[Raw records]
------------------------------------------------------------
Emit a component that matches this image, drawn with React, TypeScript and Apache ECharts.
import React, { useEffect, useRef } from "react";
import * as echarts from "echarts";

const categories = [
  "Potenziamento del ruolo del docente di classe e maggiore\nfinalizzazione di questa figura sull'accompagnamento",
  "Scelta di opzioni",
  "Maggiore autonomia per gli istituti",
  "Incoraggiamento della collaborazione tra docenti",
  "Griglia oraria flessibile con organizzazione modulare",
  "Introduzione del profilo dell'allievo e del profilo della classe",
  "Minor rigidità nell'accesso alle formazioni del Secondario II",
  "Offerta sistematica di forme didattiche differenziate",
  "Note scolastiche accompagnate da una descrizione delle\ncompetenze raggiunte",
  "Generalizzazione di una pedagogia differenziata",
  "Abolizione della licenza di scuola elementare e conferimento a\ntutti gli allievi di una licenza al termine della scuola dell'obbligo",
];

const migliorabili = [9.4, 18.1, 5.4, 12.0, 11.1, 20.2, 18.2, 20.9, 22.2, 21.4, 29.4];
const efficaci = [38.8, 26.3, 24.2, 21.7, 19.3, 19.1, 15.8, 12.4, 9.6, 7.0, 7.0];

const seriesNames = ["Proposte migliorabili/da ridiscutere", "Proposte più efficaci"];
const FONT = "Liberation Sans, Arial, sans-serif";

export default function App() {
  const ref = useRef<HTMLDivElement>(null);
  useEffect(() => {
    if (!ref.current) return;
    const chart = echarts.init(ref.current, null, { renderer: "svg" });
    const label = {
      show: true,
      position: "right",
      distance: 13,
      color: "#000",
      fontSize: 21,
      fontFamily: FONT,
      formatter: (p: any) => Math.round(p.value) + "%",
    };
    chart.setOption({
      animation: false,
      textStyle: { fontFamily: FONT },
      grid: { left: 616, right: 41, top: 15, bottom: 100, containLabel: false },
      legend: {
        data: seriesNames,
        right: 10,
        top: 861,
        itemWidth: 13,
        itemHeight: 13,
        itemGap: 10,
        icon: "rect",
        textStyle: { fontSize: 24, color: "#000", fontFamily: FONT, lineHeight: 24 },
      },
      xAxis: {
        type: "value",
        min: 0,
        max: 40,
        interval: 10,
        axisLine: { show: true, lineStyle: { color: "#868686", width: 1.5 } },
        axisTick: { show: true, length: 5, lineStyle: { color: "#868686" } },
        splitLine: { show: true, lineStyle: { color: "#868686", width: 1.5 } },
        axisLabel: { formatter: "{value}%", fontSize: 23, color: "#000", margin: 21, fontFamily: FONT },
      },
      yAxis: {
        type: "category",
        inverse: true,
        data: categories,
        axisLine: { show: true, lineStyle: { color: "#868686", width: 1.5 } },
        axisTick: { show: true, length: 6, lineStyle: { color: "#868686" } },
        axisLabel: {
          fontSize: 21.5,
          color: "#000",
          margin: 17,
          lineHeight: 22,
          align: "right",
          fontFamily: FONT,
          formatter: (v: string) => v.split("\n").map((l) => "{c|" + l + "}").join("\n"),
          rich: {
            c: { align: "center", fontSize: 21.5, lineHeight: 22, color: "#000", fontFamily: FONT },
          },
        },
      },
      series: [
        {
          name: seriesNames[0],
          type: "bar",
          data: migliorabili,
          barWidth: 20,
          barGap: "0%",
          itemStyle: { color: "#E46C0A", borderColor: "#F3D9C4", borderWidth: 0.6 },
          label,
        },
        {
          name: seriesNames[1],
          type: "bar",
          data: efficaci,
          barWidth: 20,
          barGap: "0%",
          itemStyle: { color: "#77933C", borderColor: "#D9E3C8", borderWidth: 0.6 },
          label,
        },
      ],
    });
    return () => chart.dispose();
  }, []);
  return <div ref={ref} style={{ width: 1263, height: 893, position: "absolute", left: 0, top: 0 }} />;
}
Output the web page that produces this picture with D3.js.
------------------------------------------------------------
Written problem
Quote every line of the data, word for word.

Finished answer
Emit a component that matches this image, drawn with React, TypeScript and Apache ECharts.
import React, { useEffect, useRef } from "react";
import * as echarts from "echarts";

const categories = [
  "Potenziamento del ruolo del docente di classe e maggiore\nfinalizzazione di questa figura sull'accompagnamento",
  "Scelta di opzioni",
  "Maggiore autonomia per gli istituti",
  "Incoraggiamento della collaborazione tra docenti",
  "Griglia oraria flessibile con organizzazione modulare",
  "Introduzione del profilo dell'allievo e del profilo della classe",
  "Minor rigidità nell'accesso alle formazioni del Secondario II",
  "Offerta sistematica di forme didattiche differenziate",
  "Note scolastiche accompagnate da una descrizione delle\ncompetenze raggiunte",
  "Generalizzazione di una pedagogia differenziata",
  "Abolizione della licenza di scuola elementare e conferimento a\ntutti gli allievi di una licenza al termine della scuola dell'obbligo",
];

const migliorabili = [9.4, 18.1, 5.4, 12.0, 11.1, 20.2, 18.2, 20.9, 22.2, 21.4, 29.4];
const efficaci = [38.8, 26.3, 24.2, 21.7, 19.3, 19.1, 15.8, 12.4, 9.6, 7.0, 7.0];

const seriesNames = ["Proposte migliorabili/da ridiscutere", "Proposte più efficaci"];
const FONT = "Liberation Sans, Arial, sans-serif";

export default function App() {
  const ref = useRef<HTMLDivElement>(null);
  useEffect(() => {
    if (!ref.current) return;
    const chart = echarts.init(ref.current, null, { renderer: "svg" });
    const label = {
      show: true,
      position: "right",
      distance: 13,
      color: "#000",
      fontSize: 21,
      fontFamily: FONT,
      formatter: (p: any) => Math.round(p.value) + "%",
    };
    chart.setOption({
      animation: false,
      textStyle: { fontFamily: FONT },
      grid: { left: 616, right: 41, top: 15, bottom: 100, containLabel: false },
      legend: {
        data: seriesNames,
        right: 10,
        top: 861,
        itemWidth: 13,
        itemHeight: 13,
        itemGap: 10,
        icon: "rect",
        textStyle: { fontSize: 24, color: "#000", fontFamily: FONT, lineHeight: 24 },
      },
      xAxis: {
        type: "value",
        min: 0,
        max: 40,
        interval: 10,
        axisLine: { show: true, lineStyle: { color: "#868686", width: 1.5 } },
        axisTick: { show: true, length: 5, lineStyle: { color: "#868686" } },
        splitLine: { show: true, lineStyle: { color: "#868686", width: 1.5 } },
        axisLabel: { formatter: "{value}%", fontSize: 23, color: "#000", margin: 21, fontFamily: FONT },
      },
      yAxis: {
        type: "category",
        inverse: true,
        data: categories,
        axisLine: { show: true, lineStyle: { color: "#868686", width: 1.5 } },
        axisTick: { show: true, length: 6, lineStyle: { color: "#868686" } },
        axisLabel: {
          fontSize: 21.5,
          color: "#000",
          margin: 17,
          lineHeight: 22,
          align: "right",
          fontFamily: FONT,
          formatter: (v: string) => v.split("\n").map((l) => "{c|" + l + "}").join("\n"),
          rich: {
            c: { align: "center", fontSize: 21.5, lineHeight: 22, color: "#000", fontFamily: FONT },
          },
        },
      },
      series: [
        {
          name: seriesNames[0],
          type: "bar",
          data: migliorabili,
          barWidth: 20,
          barGap: "0%",
          itemStyle: { color: "#E46C0A", borderColor: "#F3D9C4", borderWidth: 0.6 },
          label,
        },
        {
          name: seriesNames[1],
          type: "bar",
          data: efficaci,
          barWidth: 20,
          barGap: "0%",
          itemStyle: { color: "#77933C", borderColor: "#D9E3C8", borderWidth: 0.6 },
          label,
        },
      ],
    });
    return () => chart.dispose();
  }, []);
  return <div ref={ref} style={{ width: 1263, height: 893, position: "absolute", left: 0, top: 0 }} />;
}
Output the web page that produces this picture with D3.js.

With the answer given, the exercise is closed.